_Data_:

____

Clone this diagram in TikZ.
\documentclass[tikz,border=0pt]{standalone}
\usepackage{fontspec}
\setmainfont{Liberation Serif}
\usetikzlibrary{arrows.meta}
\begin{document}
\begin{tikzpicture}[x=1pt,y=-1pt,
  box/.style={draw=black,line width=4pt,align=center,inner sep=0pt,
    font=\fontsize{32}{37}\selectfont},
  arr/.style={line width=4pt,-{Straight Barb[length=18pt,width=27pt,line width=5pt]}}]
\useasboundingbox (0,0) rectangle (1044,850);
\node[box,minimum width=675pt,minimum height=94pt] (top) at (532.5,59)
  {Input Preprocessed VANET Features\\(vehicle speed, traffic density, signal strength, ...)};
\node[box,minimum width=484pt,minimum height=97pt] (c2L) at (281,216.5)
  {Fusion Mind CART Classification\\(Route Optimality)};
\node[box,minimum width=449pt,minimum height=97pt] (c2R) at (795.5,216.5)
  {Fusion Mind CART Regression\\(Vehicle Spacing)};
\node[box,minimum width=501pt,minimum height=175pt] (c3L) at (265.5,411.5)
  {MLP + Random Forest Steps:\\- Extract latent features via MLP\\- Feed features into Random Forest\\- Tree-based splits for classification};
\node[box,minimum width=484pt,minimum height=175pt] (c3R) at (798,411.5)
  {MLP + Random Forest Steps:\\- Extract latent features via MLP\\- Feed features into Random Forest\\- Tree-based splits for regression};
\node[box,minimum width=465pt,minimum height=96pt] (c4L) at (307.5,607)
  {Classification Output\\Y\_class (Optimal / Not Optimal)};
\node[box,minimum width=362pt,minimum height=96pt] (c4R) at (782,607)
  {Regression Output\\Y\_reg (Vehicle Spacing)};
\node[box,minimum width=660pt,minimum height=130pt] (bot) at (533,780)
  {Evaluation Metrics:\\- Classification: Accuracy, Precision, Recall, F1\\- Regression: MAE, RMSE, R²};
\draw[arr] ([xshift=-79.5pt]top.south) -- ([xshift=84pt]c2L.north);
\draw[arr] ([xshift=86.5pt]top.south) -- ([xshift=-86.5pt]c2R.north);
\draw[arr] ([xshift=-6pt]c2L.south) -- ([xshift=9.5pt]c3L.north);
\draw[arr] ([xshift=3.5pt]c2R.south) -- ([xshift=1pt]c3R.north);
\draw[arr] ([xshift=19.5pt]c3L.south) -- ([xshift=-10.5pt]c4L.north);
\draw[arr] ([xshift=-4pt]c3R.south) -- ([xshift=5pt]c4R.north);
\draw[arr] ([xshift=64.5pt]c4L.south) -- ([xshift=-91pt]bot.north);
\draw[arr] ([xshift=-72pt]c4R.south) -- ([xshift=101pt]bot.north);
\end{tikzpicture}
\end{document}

____

_Exercise_:
Output the listing above without altering a single character.

_Finished task_:
Clone this diagram in TikZ.
\documentclass[tikz,border=0pt]{standalone}
\usepackage{fontspec}
\setmainfont{Liberation Serif}
\usetikzlibrary{arrows.meta}
\begin{document}
\begin{tikzpicture}[x=1pt,y=-1pt,
  box/.style={draw=black,line width=4pt,align=center,inner sep=0pt,
    font=\fontsize{32}{37}\selectfont},
  arr/.style={line width=4pt,-{Straight Barb[length=18pt,width=27pt,line width=5pt]}}]
\useasboundingbox (0,0) rectangle (1044,850);
\node[box,minimum width=675pt,minimum height=94pt] (top) at (532.5,59)
  {Input Preprocessed VANET Features\\(vehicle speed, traffic density, signal strength, ...)};
\node[box,minimum width=484pt,minimum height=97pt] (c2L) at (281,216.5)
  {Fusion Mind CART Classification\\(Route Optimality)};
\node[box,minimum width=449pt,minimum height=97pt] (c2R) at (795.5,216.5)
  {Fusion Mind CART Regression\\(Vehicle Spacing)};
\node[box,minimum width=501pt,minimum height=175pt] (c3L) at (265.5,411.5)
  {MLP + Random Forest Steps:\\- Extract latent features via MLP\\- Feed features into Random Forest\\- Tree-based splits for classification};
\node[box,minimum width=484pt,minimum height=175pt] (c3R) at (798,411.5)
  {MLP + Random Forest Steps:\\- Extract latent features via MLP\\- Feed features into Random Forest\\- Tree-based splits for regression};
\node[box,minimum width=465pt,minimum height=96pt] (c4L) at (307.5,607)
  {Classification Output\\Y\_class (Optimal / Not Optimal)};
\node[box,minimum width=362pt,minimum height=96pt] (c4R) at (782,607)
  {Regression Output\\Y\_reg (Vehicle Spacing)};
\node[box,minimum width=660pt,minimum height=130pt] (bot) at (533,780)
  {Evaluation Metrics:\\- Classification: Accuracy, Precision, Recall, F1\\- Regression: MAE, RMSE, R²};
\draw[arr] ([xshift=-79.5pt]top.south) -- ([xshift=84pt]c2L.north);
\draw[arr] ([xshift=86.5pt]top.south) -- ([xshift=-86.5pt]c2R.north);
\draw[arr] ([xshift=-6pt]c2L.south) -- ([xshift=9.5pt]c3L.north);
\draw[arr] ([xshift=3.5pt]c2R.south) -- ([xshift=1pt]c3R.north);
\draw[arr] ([xshift=19.5pt]c3L.south) -- ([xshift=-10.5pt]c4L.north);
\draw[arr] ([xshift=-4pt]c3R.south) -- ([xshift=5pt]c4R.north);
\draw[arr] ([xshift=64.5pt]c4L.south) -- ([xshift=-91pt]bot.north);
\draw[arr] ([xshift=-72pt]c4R.south) -- ([xshift=101pt]bot.north);
\end{tikzpicture}
\end{document}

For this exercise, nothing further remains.